Someone that has, like, committed this horrific, reckless crime?
Did you at that moment not know who you were anymore? Or was it just that other people didn't know who you were anymore?
No, I didn't know who I was either. I mean, I think it was at that point, I knew I could never go back to some pieces of my life.
Amika didn't really reach out to anyone much during this time. But there was another woman in her cell named Casper. She was pale. And Casper and Amika would sometimes watch TV together or eat together. And Casper was really young. Amika didn't quite realize the significance of that until one night, in their cell...
Casper had just had a pretty rough day. I think things were hitting her really hard and she just climbed up the bunk and laid her head on me and cried.
In the top bunk in the dim cell, Amika hugged her and wiped her tears.
She needed me to rub her head. She needed me to just love her up like a mama would. Just hold her, just listen to her. And that was just a moment that really, it was strange for me. And it was kind of uncomfortable because I always kept this guard up. And I didn't connect with many people like that.

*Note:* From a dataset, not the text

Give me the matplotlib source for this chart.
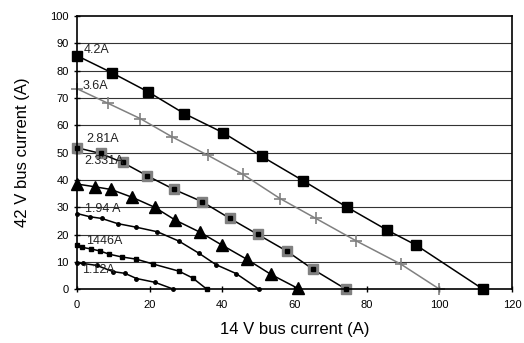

Amika started waking up at the 5 a.m. count when the flashlight hit her pillow, and one morning she dug her journal out of her locker.
I had a dream, and it was like, it was just, I woke up with this clear, like the words ringing in my ear, that it was, I was doing a different type of midwifing there. And so I remember that moment of like, oh. I'm not here for my kids, but I had a purpose on the yard and I was there as a mother and I was there as a sister and I was there. It just, my purpose was clear.